→ **EXERCISE DIRECTIONS**
The line holding "from matplotlib.path import Path" is the last one to output; start at the first line of the data, keep every line in between exactly, and leave out pictures.

→ **GIVEN INFORMATION**
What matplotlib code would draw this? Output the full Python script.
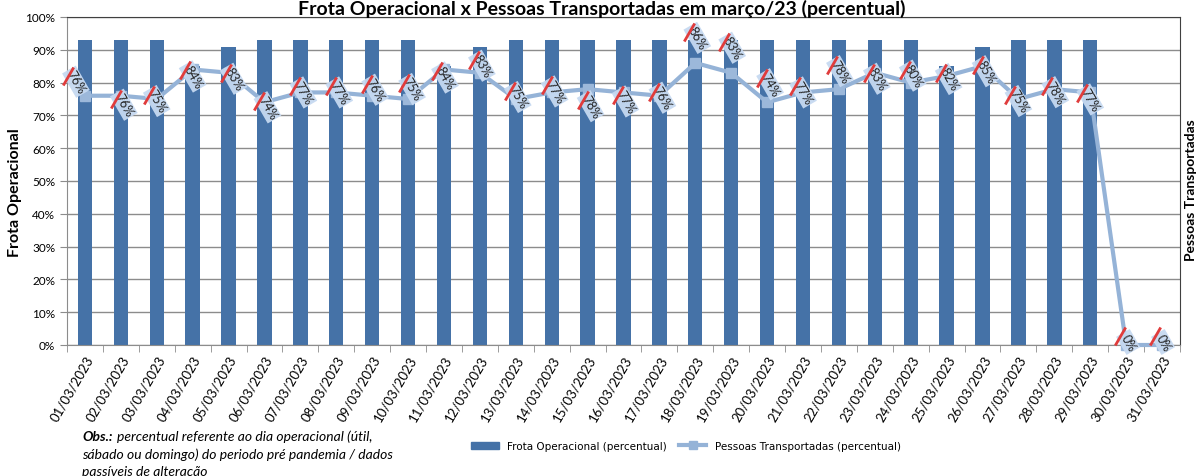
import numpy as np
import matplotlib.pyplot as plt
import matplotlib.transforms as mtransforms
from matplotlib.lines import Line2D
from matplotlib.patches import Patch
from matplotlib.path import Path

plt.rcParams['font.family'] = ['Lato', 'DejaVu Sans']

# data
dias = ['%02d/03/2023' % d for d in range(1, 32)]
frota = [93, 93, 93, 85, 91, 93, 93, 93, 93, 93, 85, 91, 93, 93, 93, 93, 93,
         93, 93, 93, 93, 93, 93, 93, 85, 91, 93, 93, 93, 0, 0]
pessoas = [76, 76, 75, 84, 83, 74, 77, 77, 76, 75, 84, 83, 75, 77, 78, 77, 76,
           86, 83, 74, 77, 78, 83, 80, 82, 85, 75, 78, 77, 0, 0]

# label nudges (pixels, x right / y down)
lbl_dx = [-9, 3, 0, 0, 5, 3, 3, 3, 3, 4, 1, 2, 2, 3, 3, 2, 3,
          2, 1, 3, 0, 1, 2, 2, 2, 3, 0, 1, 0, 2, 1]
lbl_dy = [-14, 9, 2, 7, 6, 5, 0, 0, -6, -10, 8, -7, -2, -1, 17, 9, 2,
          -25, -25, -18, 0, -18, 6, -7, 3, 5, 2, 3, 7, -3, -3]

bar_col = '#4572A7'
line_col = '#95B3D7'

fig = plt.figure(figsize=(12, 4.77), dpi=100)
ax = fig.add_axes([67/1200, 1-346/477, (1180-67)/1200, (346-18)/477])

x = np.arange(len(dias))
ax.bar(x, np.array(frota)/100, width=0.4, color=bar_col, zorder=2)
ax.plot(x, np.array(pessoas)/100, color=line_col, lw=3, marker='s', ms=7,
        mfc='#9CB8DA', mec='#9CB8DA', zorder=3, clip_on=False)

# rotated data labels with a red stripe at the upper-left edge
ang = -60
sa = np.radians(60)
stripe = Path([(-np.cos(sa), -np.sin(sa)), (np.cos(sa), np.sin(sa))], [Path.MOVETO, Path.LINETO])
for i, v in enumerate(pessoas):
    s = '%d%%' % v
    tr = mtransforms.offset_copy(ax.transData, fig=fig, x=lbl_dx[i], y=-lbl_dy[i], units='dots')
    ax.text(x[i], v/100, s, transform=tr, rotation=ang, rotation_mode='anchor',
            ha='center', va='center', fontsize=9, color='#222222', zorder=5,
            bbox=dict(boxstyle='square,pad=0.15', fc='#C6D9F1', ec='none', alpha=0.95))
    tr2 = mtransforms.offset_copy(ax.transData, fig=fig, x=lbl_dx[i]-8, y=-lbl_dy[i]+6, units='dots')
    ax.plot([x[i]], [v/100], transform=tr2, marker=stripe, ms=13, mec='#E03C3C', mew=2,
            ls='none', zorder=6, clip_on=False)

ax.set_xlim(-0.5, len(dias)-0.5)
ax.set_ylim(0, 1)
ax.set_yticks(np.arange(0, 1.01, 0.1))
ax.set_yticklabels(['%d%%' % (t*10) for t in range(11)], fontsize=8.5)
ax.yaxis.grid(True, color='#8C8C8C', lw=1)
ax.set_axisbelow(True)
ax.set_xticks(x)
ax.set_xticklabels(dias, rotation=60, ha='right', rotation_mode='anchor', fontsize=9.5)
ax.tick_params(axis='x', length=0, pad=6)
ax.set_xticks(np.arange(-0.5, len(dias), 1), minor=True)
ax.tick_params(axis='x', which='minor', length=5, color='#8C8C8C')
ax.tick_params(axis='y', length=5, color='#8C8C8C')
for sp in ax.spines.values():
    sp.set_color('#404040')
ax.spines['left'].set_color('#8C8C8C')
ax.spines['bottom'].set_color('#8C8C8C')

fig.text(15/1200, 1-193/477, 'Frota Operacional', rotation=90, fontsize=11.5,
         fontweight='bold', ha='center', va='center')
fig.text(1191/1200, 1-190/477, 'Pessoas Transportadas', rotation=90, fontsize=10,
         fontweight='bold', ha='center', va='center')
fig.text(602/1200, 1-9/477, 'Frota Operacional x Pessoas Transportadas em março/23 (percentual)',
         fontsize=14, fontweight='bold', ha='center', va='center')

handles = [Patch(color=bar_col, label='Frota Operacional (percentual)'),
           Line2D([], [], color=line_col, lw=3, marker='s', ms=6, label='Pessoas Transportadas (percentual)')]
fig.legend(handles=handles, loc='center', bbox_to_anchor=(686/1200, 1-447/477), ncol=2,
           frameon=False, prop={'family': 'DejaVu Sans', 'size': 7.5}, handlelength=2.6,
           columnspacing=1.2)

fs_obs = 10
fig.text(82/1200, 1-437/477, 'Obs.:', fontsize=fs_obs, fontweight='bold', style='italic', va='center')
fig.text(117/1200, 1-437/477, 'percentual referente ao dia operacional (útil,', fontsize=fs_obs,
         style='italic', va='center')
fig.text(82/1200, 1-455/477, 'sábado ou domingo) do periodo pré pandemia / dados', fontsize=fs_obs,
         style='italic', va='center')
fig.text(82/1200, 1-472/477, 'passíveis de alteração', fontsize=fs_obs, style='italic', va='center')

fig.savefig('out.png', dpi=100)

→ **EXERCISE ANSWER**
What matplotlib code would draw this? Output the full Python script.
import numpy as np
import matplotlib.pyplot as plt
import matplotlib.transforms as mtransforms
from matplotlib.lines import Line2D
from matplotlib.patches import Patch
from matplotlib.path import Path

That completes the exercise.